--- begin ---
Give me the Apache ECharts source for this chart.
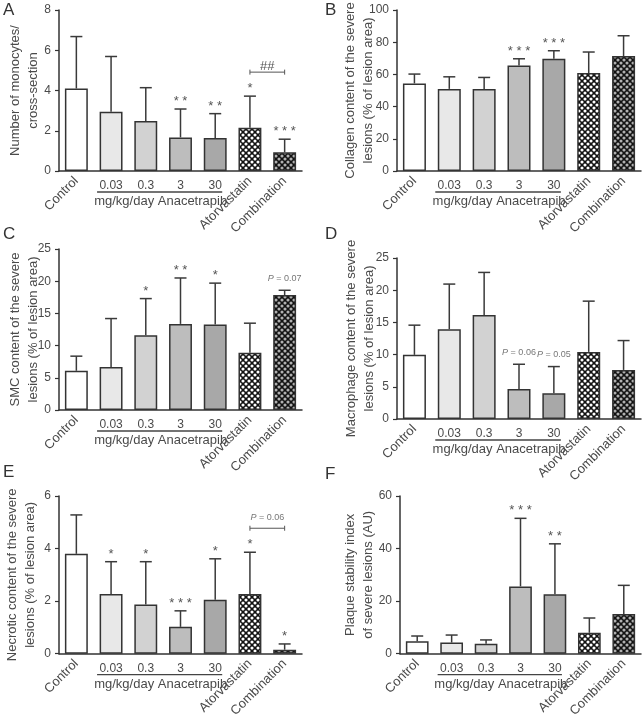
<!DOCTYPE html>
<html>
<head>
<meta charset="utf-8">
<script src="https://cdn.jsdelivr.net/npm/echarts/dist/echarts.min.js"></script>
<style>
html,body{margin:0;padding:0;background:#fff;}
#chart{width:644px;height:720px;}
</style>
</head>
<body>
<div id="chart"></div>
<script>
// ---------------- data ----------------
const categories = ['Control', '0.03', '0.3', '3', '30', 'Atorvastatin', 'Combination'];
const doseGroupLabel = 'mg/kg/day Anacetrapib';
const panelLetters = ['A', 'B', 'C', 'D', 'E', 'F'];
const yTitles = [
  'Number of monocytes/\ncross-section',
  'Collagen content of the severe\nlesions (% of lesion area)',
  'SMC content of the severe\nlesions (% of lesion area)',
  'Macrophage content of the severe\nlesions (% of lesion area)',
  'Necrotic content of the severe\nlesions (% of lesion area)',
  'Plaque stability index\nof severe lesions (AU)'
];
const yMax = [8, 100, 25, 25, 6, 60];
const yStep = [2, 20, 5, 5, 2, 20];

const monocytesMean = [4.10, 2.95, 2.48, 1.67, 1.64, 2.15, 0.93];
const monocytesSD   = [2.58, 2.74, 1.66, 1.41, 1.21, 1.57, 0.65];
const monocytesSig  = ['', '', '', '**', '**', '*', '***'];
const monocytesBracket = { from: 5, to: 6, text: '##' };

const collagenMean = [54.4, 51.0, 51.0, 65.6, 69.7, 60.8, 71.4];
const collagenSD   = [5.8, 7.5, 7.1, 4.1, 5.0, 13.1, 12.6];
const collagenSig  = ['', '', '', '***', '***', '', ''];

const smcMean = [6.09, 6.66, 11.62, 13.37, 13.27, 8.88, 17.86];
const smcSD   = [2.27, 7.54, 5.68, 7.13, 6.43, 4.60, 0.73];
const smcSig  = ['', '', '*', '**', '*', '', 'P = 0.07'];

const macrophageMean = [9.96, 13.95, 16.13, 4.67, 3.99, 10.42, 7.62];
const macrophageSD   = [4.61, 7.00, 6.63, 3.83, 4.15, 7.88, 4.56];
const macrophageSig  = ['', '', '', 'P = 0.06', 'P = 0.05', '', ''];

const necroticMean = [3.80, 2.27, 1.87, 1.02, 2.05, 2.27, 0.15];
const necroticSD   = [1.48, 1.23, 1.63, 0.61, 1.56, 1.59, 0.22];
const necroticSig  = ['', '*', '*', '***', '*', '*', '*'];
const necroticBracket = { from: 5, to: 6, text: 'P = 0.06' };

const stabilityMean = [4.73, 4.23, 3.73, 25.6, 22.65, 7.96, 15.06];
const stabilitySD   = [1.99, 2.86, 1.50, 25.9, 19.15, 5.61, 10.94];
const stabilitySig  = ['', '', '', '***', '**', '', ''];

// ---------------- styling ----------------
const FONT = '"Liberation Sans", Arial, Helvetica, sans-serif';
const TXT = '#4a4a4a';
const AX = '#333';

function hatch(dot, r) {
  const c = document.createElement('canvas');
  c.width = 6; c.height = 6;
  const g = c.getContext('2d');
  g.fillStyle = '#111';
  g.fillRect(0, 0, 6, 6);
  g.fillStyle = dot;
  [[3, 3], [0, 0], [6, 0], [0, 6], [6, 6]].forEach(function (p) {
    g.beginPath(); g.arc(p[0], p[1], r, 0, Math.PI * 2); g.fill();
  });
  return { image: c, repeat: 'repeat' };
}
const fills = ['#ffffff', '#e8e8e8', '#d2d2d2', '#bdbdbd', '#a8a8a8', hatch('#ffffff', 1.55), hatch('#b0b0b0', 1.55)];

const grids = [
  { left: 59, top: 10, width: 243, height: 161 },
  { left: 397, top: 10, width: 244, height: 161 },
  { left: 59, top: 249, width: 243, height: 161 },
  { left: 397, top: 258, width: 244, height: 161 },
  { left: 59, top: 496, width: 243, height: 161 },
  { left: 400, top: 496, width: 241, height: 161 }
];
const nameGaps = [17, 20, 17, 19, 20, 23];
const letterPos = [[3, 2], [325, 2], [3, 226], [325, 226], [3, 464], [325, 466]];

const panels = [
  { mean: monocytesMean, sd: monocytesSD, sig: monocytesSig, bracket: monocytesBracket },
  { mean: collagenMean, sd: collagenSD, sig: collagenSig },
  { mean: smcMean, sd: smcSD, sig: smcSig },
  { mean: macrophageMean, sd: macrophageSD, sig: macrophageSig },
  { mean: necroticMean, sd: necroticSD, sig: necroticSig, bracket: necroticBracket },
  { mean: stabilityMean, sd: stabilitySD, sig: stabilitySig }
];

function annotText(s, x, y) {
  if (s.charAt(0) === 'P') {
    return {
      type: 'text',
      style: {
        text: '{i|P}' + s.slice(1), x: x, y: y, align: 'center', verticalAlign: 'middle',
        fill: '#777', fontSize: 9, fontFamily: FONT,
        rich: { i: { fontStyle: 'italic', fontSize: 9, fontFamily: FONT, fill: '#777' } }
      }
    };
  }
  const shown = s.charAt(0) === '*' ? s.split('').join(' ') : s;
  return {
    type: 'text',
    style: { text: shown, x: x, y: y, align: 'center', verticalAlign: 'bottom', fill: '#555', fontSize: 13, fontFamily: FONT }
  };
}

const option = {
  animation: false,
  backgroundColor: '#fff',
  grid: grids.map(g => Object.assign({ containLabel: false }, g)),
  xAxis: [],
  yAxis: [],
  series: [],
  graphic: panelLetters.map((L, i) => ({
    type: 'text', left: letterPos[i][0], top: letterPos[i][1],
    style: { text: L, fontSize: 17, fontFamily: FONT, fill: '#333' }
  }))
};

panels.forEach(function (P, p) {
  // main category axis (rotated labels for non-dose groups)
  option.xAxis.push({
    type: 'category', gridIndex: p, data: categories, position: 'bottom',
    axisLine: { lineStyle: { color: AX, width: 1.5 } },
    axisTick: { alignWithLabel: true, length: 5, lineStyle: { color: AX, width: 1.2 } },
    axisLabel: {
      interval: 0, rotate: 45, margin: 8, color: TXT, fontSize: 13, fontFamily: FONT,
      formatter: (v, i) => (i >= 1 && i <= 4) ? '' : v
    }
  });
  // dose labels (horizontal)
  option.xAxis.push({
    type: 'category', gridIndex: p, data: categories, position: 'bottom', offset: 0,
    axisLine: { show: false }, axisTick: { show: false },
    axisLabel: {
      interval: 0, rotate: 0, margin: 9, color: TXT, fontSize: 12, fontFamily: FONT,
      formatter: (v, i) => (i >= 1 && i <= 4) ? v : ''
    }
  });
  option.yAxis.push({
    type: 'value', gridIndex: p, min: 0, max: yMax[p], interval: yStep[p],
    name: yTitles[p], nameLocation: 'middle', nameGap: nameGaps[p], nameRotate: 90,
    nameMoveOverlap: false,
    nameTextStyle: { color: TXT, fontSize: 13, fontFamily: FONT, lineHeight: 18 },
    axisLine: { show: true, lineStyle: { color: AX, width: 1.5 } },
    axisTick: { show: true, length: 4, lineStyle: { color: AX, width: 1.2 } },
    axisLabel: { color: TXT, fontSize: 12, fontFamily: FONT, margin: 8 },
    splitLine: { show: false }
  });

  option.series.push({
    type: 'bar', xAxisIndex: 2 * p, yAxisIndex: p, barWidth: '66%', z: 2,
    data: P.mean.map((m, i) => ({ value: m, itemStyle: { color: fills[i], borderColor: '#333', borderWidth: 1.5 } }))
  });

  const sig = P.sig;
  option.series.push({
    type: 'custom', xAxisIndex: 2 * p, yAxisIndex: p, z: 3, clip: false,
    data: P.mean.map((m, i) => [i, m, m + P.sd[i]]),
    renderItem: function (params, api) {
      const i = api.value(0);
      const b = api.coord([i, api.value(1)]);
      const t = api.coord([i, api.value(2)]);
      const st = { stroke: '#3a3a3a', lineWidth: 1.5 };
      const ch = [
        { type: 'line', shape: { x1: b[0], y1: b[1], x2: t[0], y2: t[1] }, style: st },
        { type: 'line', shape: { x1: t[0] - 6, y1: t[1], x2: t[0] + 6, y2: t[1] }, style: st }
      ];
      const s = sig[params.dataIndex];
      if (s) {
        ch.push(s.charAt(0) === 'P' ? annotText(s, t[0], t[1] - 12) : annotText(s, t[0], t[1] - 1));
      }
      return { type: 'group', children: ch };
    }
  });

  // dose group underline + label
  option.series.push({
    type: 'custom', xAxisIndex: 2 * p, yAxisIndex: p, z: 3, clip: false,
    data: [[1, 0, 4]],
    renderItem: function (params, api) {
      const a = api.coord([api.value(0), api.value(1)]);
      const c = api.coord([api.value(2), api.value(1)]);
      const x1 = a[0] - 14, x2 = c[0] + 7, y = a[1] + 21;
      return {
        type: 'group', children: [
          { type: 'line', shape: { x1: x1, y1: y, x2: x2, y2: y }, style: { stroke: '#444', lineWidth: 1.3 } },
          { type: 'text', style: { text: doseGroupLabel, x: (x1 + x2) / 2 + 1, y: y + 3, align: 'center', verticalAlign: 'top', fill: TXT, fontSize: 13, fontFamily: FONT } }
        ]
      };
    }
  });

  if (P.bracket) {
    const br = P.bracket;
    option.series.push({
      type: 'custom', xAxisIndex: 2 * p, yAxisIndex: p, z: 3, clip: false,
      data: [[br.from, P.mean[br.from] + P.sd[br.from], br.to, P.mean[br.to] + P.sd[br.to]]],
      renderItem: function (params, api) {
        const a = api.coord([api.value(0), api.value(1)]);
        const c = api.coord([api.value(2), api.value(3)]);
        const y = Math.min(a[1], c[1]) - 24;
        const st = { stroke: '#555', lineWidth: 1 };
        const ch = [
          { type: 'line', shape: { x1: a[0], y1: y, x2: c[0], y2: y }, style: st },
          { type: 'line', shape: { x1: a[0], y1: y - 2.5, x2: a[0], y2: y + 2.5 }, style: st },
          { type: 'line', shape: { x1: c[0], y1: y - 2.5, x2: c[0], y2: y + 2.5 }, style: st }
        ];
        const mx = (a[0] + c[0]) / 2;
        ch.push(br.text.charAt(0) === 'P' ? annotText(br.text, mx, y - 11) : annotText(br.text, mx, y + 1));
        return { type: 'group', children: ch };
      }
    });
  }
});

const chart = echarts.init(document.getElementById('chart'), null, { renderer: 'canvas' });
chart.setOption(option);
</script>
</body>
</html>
--- end ---
--- begin ---
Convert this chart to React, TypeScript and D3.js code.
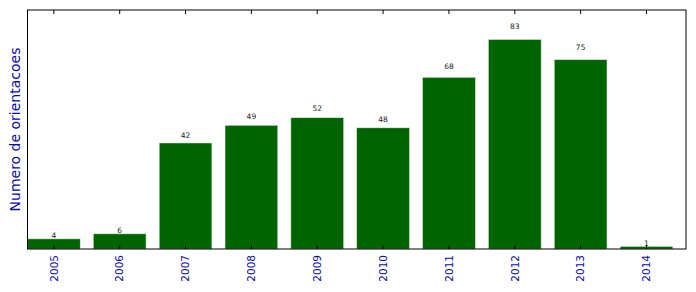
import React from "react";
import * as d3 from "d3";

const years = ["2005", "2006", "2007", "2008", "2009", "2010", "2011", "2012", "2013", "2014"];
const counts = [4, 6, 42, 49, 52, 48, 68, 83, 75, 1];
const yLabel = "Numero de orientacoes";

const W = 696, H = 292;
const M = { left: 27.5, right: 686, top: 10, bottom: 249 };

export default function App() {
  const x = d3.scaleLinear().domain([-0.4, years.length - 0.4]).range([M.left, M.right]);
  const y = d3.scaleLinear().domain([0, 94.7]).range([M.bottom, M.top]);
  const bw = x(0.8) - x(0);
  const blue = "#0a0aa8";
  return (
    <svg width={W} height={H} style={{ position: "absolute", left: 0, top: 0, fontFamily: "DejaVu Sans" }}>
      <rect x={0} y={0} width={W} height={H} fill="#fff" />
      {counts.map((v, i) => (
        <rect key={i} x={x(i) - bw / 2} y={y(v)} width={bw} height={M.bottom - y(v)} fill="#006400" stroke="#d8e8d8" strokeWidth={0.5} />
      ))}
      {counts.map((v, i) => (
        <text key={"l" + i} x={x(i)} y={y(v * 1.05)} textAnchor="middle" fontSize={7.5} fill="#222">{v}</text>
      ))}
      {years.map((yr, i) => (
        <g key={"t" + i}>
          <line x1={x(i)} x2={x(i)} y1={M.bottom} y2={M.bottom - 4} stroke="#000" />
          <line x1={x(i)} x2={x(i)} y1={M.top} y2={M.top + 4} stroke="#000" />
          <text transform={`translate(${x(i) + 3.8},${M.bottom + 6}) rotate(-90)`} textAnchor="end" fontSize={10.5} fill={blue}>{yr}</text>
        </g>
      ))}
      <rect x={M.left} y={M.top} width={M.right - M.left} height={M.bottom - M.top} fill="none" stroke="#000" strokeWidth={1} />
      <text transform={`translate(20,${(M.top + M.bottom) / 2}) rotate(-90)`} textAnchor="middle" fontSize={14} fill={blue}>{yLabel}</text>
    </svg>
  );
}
--- end ---
Print exactly what appears from the line holding "Convert this chart" down to the line holding "10, bottom: 249", both ends kept, leaving out the pictures.

### EXERCISE RESULT
Convert this chart to React, TypeScript and D3.js code.
import React from "react";
import * as d3 from "d3";

const years = ["2005", "2006", "2007", "2008", "2009", "2010", "2011", "2012", "2013", "2014"];
const counts = [4, 6, 42, 49, 52, 48, 68, 83, 75, 1];
const yLabel = "Numero de orientacoes";

const W = 696, H = 292;
const M = { left: 27.5, right: 686, top: 10, bottom: 249 };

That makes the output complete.